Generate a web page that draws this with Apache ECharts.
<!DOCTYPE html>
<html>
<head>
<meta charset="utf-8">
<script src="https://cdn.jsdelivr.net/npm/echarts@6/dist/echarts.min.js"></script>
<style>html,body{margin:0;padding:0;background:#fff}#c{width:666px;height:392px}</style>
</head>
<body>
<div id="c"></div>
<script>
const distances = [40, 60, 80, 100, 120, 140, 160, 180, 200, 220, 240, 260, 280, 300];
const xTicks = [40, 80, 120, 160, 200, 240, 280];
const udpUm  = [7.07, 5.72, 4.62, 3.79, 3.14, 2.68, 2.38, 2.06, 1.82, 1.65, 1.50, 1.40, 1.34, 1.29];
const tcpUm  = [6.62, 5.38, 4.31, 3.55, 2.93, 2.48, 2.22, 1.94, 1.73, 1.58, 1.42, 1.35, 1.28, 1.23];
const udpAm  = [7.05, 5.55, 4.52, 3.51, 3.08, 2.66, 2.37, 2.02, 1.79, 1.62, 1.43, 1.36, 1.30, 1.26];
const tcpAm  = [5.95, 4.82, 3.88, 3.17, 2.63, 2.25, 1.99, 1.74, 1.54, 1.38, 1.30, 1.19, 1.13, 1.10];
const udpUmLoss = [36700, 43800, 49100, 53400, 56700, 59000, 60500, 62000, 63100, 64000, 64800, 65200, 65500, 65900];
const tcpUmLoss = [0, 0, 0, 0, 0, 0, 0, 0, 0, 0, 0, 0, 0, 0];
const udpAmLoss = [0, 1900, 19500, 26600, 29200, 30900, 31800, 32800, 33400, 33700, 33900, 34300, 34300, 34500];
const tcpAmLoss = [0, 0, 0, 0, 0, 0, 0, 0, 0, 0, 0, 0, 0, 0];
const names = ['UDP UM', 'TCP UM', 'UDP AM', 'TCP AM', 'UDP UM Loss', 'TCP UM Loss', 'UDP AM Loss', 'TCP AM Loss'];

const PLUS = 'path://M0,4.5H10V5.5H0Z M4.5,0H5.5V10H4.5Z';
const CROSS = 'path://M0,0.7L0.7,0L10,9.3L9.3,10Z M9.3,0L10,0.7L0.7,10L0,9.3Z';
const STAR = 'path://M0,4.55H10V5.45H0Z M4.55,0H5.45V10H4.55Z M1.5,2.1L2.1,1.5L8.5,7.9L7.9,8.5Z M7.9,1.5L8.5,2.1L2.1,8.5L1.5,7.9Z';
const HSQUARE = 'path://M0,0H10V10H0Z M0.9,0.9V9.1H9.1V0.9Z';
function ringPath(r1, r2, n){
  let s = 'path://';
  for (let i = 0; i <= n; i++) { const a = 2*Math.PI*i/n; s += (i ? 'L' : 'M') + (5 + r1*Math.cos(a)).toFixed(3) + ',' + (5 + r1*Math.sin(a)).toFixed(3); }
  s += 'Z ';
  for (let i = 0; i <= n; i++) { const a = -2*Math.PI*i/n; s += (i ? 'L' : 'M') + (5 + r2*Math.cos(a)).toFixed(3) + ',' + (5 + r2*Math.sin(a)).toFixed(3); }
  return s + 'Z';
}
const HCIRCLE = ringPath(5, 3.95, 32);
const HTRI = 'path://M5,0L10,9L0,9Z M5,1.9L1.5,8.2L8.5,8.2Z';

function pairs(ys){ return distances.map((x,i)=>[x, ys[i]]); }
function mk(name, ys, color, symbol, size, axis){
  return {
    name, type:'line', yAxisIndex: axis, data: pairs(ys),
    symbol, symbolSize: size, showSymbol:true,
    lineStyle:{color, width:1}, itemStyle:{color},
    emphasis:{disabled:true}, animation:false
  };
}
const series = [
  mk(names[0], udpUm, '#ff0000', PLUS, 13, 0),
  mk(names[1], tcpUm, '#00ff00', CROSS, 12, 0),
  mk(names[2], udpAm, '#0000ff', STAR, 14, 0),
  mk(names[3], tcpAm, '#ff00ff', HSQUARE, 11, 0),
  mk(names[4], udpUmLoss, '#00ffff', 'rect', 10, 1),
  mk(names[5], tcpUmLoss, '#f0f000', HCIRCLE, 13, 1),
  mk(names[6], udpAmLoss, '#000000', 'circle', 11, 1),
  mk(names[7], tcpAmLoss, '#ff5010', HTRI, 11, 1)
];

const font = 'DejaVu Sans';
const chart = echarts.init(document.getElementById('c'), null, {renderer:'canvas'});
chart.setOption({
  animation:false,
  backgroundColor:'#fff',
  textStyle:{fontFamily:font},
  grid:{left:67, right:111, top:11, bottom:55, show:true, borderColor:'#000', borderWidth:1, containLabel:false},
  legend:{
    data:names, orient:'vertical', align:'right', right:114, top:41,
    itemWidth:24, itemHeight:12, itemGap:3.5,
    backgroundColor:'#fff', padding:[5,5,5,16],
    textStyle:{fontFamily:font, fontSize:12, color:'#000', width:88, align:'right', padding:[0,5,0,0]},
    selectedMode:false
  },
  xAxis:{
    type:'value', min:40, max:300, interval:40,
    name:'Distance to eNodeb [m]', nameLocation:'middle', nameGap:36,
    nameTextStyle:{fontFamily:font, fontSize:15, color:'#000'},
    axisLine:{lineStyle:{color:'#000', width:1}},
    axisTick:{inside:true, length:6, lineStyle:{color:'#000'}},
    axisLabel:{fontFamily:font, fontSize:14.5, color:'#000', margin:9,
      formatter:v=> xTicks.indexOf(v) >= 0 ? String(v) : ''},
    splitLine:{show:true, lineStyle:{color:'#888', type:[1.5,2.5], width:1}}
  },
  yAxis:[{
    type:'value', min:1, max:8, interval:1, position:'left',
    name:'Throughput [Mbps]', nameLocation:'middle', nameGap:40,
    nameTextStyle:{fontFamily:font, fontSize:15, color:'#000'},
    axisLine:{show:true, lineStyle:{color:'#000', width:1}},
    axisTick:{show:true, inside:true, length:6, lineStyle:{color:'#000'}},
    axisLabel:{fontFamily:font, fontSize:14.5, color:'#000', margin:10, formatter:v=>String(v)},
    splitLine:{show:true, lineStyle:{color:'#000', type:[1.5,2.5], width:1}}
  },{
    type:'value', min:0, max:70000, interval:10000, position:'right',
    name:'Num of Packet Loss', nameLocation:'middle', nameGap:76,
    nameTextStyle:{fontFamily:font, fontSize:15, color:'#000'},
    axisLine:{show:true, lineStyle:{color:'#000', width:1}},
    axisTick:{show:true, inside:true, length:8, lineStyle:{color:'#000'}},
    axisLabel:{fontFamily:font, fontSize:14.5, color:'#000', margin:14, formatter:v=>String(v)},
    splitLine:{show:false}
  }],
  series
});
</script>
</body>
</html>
--------------------
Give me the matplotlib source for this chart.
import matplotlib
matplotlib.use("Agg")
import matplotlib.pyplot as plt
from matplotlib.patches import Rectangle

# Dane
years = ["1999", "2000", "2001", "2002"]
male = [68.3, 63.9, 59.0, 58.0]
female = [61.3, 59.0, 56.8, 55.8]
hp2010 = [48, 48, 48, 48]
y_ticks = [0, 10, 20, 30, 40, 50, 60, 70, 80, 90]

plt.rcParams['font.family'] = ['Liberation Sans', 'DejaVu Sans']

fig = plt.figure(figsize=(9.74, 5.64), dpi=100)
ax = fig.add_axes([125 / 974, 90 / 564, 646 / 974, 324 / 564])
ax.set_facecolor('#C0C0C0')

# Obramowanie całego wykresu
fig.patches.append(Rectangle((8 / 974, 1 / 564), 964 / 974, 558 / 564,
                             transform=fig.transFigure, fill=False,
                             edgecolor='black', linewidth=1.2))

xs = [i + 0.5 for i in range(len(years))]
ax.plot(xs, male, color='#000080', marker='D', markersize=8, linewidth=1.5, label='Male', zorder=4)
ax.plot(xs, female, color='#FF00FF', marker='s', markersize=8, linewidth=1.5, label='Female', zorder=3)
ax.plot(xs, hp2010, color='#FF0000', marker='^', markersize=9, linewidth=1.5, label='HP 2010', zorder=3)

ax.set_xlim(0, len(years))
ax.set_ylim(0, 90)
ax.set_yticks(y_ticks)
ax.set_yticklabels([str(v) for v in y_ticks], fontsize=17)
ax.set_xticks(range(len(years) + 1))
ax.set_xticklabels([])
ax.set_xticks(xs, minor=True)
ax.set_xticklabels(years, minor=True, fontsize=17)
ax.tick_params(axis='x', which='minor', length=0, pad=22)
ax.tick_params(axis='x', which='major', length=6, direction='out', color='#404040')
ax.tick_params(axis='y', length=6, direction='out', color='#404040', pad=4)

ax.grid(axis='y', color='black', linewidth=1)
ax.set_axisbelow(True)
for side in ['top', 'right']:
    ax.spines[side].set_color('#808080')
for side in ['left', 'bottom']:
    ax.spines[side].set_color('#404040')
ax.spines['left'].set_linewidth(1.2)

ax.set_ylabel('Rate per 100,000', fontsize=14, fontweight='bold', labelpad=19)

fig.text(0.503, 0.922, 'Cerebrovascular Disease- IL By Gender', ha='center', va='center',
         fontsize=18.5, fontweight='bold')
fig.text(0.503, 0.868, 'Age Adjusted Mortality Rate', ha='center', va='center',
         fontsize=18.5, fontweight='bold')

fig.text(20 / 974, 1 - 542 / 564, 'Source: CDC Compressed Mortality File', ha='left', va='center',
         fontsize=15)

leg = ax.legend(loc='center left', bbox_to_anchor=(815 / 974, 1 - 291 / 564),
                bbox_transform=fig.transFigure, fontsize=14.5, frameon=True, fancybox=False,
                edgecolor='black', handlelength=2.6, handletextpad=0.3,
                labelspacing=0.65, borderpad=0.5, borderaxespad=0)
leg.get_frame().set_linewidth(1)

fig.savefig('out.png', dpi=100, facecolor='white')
--------------------
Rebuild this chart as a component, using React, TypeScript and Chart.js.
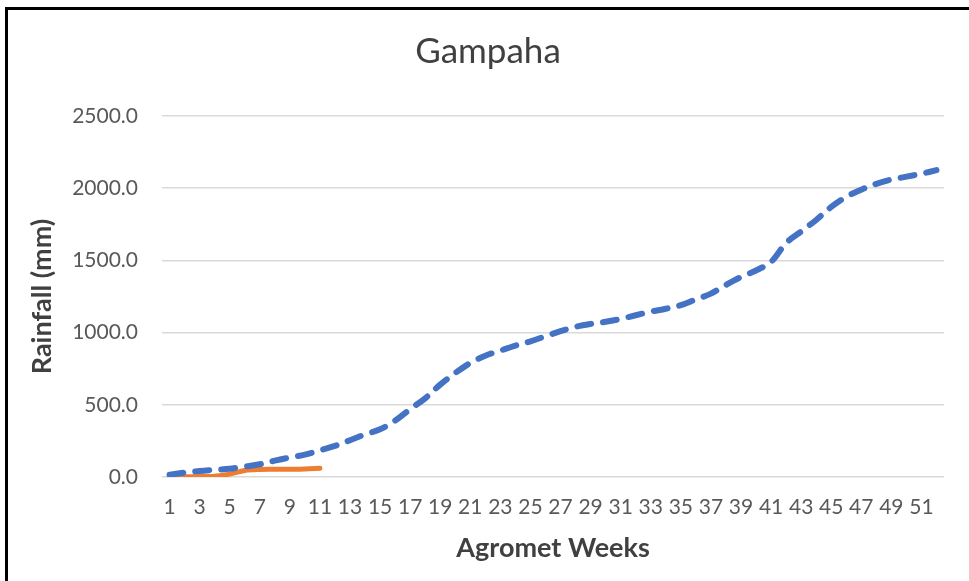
--------------------
THE REQUEST: Above are records; repeat only the lines starting at the line with "Generate a web" and ending at the line with "const names = ['UDP", exactly as they appear, both included.

WRITTEN RESPONSE:
Generate a web page that draws this with Apache ECharts.
<!DOCTYPE html>
<html>
<head>
<meta charset="utf-8">
<script src="https://cdn.jsdelivr.net/npm/echarts@6/dist/echarts.min.js"></script>
<style>html,body{margin:0;padding:0;background:#fff}#c{width:666px;height:392px}</style>
</head>
<body>
<div id="c"></div>
<script>
const distances = [40, 60, 80, 100, 120, 140, 160, 180, 200, 220, 240, 260, 280, 300];
const xTicks = [40, 80, 120, 160, 200, 240, 280];
const udpUm  = [7.07, 5.72, 4.62, 3.79, 3.14, 2.68, 2.38, 2.06, 1.82, 1.65, 1.50, 1.40, 1.34, 1.29];
const tcpUm  = [6.62, 5.38, 4.31, 3.55, 2.93, 2.48, 2.22, 1.94, 1.73, 1.58, 1.42, 1.35, 1.28, 1.23];
const udpAm  = [7.05, 5.55, 4.52, 3.51, 3.08, 2.66, 2.37, 2.02, 1.79, 1.62, 1.43, 1.36, 1.30, 1.26];
const tcpAm  = [5.95, 4.82, 3.88, 3.17, 2.63, 2.25, 1.99, 1.74, 1.54, 1.38, 1.30, 1.19, 1.13, 1.10];
const udpUmLoss = [36700, 43800, 49100, 53400, 56700, 59000, 60500, 62000, 63100, 64000, 64800, 65200, 65500, 65900];
const tcpUmLoss = [0, 0, 0, 0, 0, 0, 0, 0, 0, 0, 0, 0, 0, 0];
const udpAmLoss = [0, 1900, 19500, 26600, 29200, 30900, 31800, 32800, 33400, 33700, 33900, 34300, 34300, 34500];
const tcpAmLoss = [0, 0, 0, 0, 0, 0, 0, 0, 0, 0, 0, 0, 0, 0];
const names = ['UDP UM', 'TCP UM', 'UDP AM', 'TCP AM', 'UDP UM Loss', 'TCP UM Loss', 'UDP AM Loss', 'TCP AM Loss'];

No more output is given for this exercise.